**What you will do**
In the records below, find the line containing "Recreate this image" and the line containing "const blackY = [9.57, 11.29, 13.3, 15.92, 19.43];"; please repeat exactly the lines from one to the other, both included, and nothing more.

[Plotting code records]
** begin **

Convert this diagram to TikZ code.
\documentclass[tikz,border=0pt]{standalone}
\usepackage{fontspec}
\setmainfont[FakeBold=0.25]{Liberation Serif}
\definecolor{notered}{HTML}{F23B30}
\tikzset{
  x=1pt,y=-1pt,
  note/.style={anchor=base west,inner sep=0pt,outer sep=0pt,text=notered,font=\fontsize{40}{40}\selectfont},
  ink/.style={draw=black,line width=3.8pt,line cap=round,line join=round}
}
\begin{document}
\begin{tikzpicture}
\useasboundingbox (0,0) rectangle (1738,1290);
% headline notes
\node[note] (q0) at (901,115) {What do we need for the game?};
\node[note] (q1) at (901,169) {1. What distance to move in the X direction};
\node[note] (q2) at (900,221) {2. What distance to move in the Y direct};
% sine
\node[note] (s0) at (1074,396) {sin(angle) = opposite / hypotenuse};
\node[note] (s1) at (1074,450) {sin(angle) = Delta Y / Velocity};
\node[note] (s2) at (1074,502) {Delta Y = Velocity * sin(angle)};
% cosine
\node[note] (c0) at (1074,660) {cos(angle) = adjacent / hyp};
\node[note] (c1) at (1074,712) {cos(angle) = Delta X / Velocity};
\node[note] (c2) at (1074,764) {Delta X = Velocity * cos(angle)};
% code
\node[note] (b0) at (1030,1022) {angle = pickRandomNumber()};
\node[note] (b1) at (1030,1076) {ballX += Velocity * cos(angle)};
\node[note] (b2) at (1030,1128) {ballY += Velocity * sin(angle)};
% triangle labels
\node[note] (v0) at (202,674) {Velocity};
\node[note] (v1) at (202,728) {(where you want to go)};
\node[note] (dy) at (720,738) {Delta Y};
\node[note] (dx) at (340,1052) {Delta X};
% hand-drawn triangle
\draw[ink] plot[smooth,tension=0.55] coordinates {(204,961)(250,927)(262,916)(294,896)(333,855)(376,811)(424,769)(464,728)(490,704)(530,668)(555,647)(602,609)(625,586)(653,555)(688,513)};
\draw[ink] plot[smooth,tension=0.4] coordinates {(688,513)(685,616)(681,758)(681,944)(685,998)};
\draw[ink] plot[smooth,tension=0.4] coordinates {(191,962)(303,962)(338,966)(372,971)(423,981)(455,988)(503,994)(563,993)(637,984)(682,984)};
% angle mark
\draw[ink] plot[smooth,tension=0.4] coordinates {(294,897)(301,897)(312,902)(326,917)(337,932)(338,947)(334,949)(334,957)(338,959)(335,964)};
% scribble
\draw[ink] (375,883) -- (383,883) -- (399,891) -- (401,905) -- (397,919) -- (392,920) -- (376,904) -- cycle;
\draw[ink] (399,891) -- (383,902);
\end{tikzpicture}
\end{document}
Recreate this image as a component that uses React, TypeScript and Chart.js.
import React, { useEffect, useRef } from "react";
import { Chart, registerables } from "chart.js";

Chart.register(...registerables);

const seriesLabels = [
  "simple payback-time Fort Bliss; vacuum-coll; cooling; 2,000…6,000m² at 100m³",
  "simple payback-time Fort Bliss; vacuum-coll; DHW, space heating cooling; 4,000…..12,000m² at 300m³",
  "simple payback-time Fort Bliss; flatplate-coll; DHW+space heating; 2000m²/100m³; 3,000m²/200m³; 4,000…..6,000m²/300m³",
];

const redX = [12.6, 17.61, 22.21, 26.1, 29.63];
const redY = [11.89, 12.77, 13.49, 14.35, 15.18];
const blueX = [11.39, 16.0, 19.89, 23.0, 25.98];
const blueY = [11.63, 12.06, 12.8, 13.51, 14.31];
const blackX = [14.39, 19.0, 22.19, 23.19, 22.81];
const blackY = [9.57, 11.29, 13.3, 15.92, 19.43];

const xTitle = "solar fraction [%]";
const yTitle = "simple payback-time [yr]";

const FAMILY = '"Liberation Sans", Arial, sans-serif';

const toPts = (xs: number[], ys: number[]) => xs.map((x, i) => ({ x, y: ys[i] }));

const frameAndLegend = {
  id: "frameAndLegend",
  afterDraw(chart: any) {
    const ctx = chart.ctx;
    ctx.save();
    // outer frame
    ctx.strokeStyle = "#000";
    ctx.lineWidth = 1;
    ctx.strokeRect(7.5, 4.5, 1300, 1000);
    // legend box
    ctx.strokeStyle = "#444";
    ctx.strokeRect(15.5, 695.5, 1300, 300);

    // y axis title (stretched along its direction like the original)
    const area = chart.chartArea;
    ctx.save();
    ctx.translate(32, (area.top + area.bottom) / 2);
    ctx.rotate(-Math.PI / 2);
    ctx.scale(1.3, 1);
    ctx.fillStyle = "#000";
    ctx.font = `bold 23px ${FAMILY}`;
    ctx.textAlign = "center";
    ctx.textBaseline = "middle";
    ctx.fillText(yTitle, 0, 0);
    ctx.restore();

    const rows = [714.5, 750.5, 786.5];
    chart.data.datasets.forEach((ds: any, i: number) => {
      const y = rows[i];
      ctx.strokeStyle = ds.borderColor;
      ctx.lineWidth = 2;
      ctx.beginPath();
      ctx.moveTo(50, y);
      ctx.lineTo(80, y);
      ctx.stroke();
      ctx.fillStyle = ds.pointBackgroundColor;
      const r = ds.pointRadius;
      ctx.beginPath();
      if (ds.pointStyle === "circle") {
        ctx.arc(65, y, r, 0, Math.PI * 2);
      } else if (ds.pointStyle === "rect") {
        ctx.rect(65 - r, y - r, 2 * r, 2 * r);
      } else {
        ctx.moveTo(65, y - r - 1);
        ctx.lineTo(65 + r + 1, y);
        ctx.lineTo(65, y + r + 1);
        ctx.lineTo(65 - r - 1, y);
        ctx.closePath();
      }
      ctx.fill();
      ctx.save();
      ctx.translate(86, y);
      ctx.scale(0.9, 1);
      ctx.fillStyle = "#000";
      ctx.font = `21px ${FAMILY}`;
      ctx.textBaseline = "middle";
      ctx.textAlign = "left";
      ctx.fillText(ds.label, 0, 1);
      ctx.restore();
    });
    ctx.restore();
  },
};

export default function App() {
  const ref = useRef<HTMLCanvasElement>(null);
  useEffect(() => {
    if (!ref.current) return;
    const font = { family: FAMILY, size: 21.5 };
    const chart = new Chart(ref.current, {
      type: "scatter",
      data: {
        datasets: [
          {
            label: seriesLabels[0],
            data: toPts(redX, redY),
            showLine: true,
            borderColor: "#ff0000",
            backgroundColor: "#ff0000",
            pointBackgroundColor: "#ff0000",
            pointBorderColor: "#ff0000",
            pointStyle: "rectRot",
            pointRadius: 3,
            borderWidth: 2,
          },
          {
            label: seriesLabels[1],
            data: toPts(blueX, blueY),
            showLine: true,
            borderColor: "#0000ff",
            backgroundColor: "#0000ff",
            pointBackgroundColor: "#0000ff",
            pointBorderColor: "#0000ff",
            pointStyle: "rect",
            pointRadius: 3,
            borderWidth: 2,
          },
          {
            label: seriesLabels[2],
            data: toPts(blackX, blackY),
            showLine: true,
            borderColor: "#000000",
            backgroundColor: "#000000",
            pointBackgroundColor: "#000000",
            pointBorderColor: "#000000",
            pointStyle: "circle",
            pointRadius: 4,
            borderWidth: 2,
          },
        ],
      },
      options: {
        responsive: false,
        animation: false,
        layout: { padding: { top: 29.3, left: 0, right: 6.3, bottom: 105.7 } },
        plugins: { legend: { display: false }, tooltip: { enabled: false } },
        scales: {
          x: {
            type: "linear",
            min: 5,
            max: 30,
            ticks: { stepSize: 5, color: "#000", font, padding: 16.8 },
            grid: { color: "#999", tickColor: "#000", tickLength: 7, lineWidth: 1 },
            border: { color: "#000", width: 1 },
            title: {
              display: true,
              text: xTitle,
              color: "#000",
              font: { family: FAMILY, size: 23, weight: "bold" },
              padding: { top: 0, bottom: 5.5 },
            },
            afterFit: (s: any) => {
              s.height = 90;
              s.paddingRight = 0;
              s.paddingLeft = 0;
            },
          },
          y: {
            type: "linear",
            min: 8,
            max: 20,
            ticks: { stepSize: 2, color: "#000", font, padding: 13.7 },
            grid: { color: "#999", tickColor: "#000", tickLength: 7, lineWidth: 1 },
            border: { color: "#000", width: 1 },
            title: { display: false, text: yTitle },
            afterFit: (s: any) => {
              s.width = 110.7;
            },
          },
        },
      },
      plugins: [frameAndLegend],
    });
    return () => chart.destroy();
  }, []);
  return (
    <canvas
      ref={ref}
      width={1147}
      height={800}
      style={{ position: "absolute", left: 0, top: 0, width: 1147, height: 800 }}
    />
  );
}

** end **

**Task response**
Recreate this image as a component that uses React, TypeScript and Chart.js.
import React, { useEffect, useRef } from "react";
import { Chart, registerables } from "chart.js";

Chart.register(...registerables);

const seriesLabels = [
  "simple payback-time Fort Bliss; vacuum-coll; cooling; 2,000…6,000m² at 100m³",
  "simple payback-time Fort Bliss; vacuum-coll; DHW, space heating cooling; 4,000…..12,000m² at 300m³",
  "simple payback-time Fort Bliss; flatplate-coll; DHW+space heating; 2000m²/100m³; 3,000m²/200m³; 4,000…..6,000m²/300m³",
];

const redX = [12.6, 17.61, 22.21, 26.1, 29.63];
const redY = [11.89, 12.77, 13.49, 14.35, 15.18];
const blueX = [11.39, 16.0, 19.89, 23.0, 25.98];
const blueY = [11.63, 12.06, 12.8, 13.51, 14.31];
const blackX = [14.39, 19.0, 22.19, 23.19, 22.81];
const blackY = [9.57, 11.29, 13.3, 15.92, 19.43];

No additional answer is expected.